Today one powerful use of data management is in the of human trafficking. Traffickers, through the use of mobiles, are able to organize, advertise, and streamline their illicit activities while expanding their criminal networks. As a consequence, more people are enslaved than at the height of the Atlantic trade, and partly due to an additive ability to communicate. However, mobile phones can also help counter human trafficking by making the business more risky and less profitable. Data extracted from cell phones and mobile networks amount to a trail of information and powerful evidence for tracking, identifying, and prosecuting traffickers. Mobile technology also helps create awareness among vulnerable communities and generating neighborhood awareness for criminal activity. Global Initiatives such as the Polaris Project have used data to map and identify existing anti-trafficking hotlines worldwide to enable better coordination for victims to receive protection across borders. Since 2007, this type of data-driven analysis combined with satellite mapped images and hotline support have helped connect over 8,000 human trafficking survivors to services and support, with the numbers continuing to grow alongside technological and data-driven advancements.


6) mHealth

In recent years, the growth of mobile health technologies, including health text messaging projects, remote monitoring, portable sensors, and mobile phone apps, have changed the way healthcare is delivered globally, with the potential to provide individuals with an unprecedented amount of access to health resources. Perhaps one of the biggest breakthroughs is the potential of mobiles to end life threatening disease. At present the international NGO,Malaria No More is tackling the spread of Malaria, both on the ground and internationally through mobile technology. Key malaria-fighting tools such as bednets, diagnostic tests, cheap treatment, and reliable drugs are "turbocharged" through SMS mobile phone campaigns. Celebrities such as Didier Drogba, a football player in Sub-Sahran Africa, dispatches text messages millions of subscribers communicating "its 9pm - are you and your family safely sleeping under your net?" to increase preventative actions against Malaria . Results from text campaigns like these have been phenomenal, increasing bednet use by 12%, translating into 500,000 people sleeping under nets which otherwise may be vulnerable to a deadly mosquito bite.
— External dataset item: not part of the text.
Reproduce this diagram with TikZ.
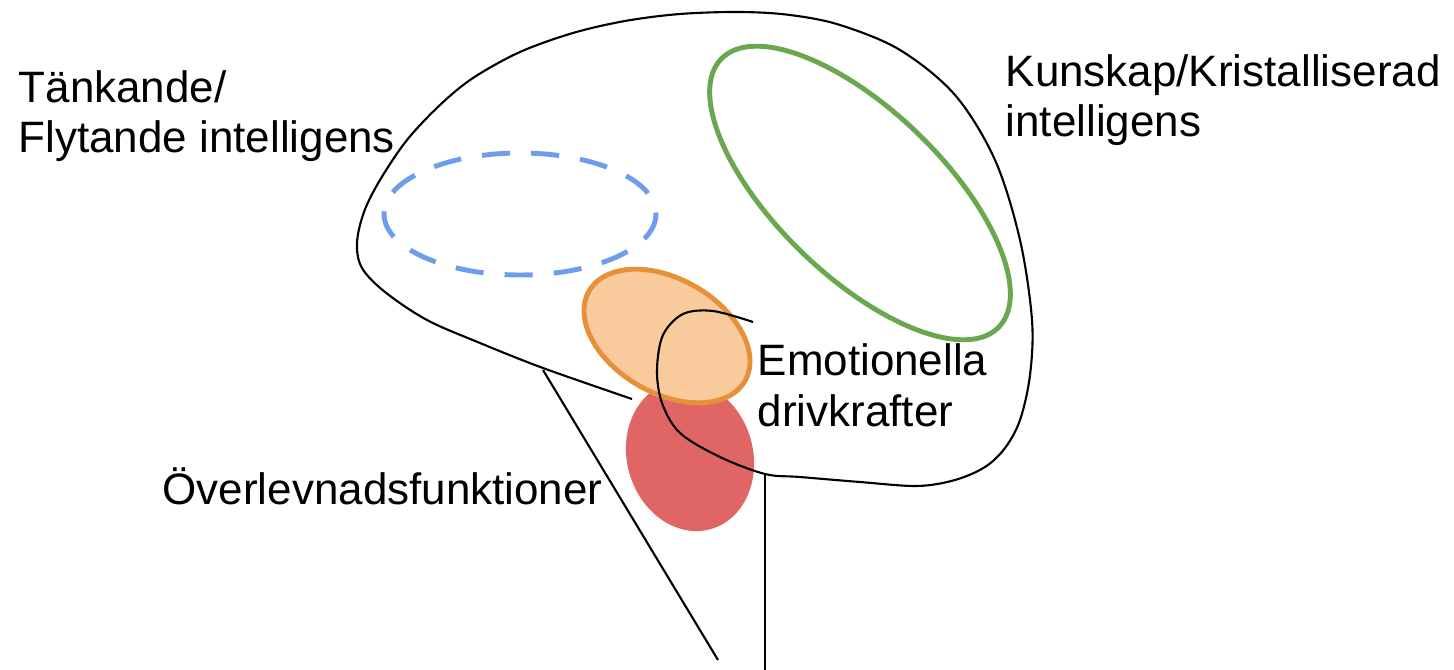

Most recently, the Malaria No More announced its Power of One Campaign with the mobile payments company Venmo to allow individuals around the world to make charitable giving more accessible. This service has allowed anyone with a smartphone device to easily donate $1 to treat one individual with Malaria. Thanks to the technological advancements in funding and communication, Malaria, a disease affecting nearly 3.5 billion people, has the opportunity to be the first disease beaten entirely by mobile.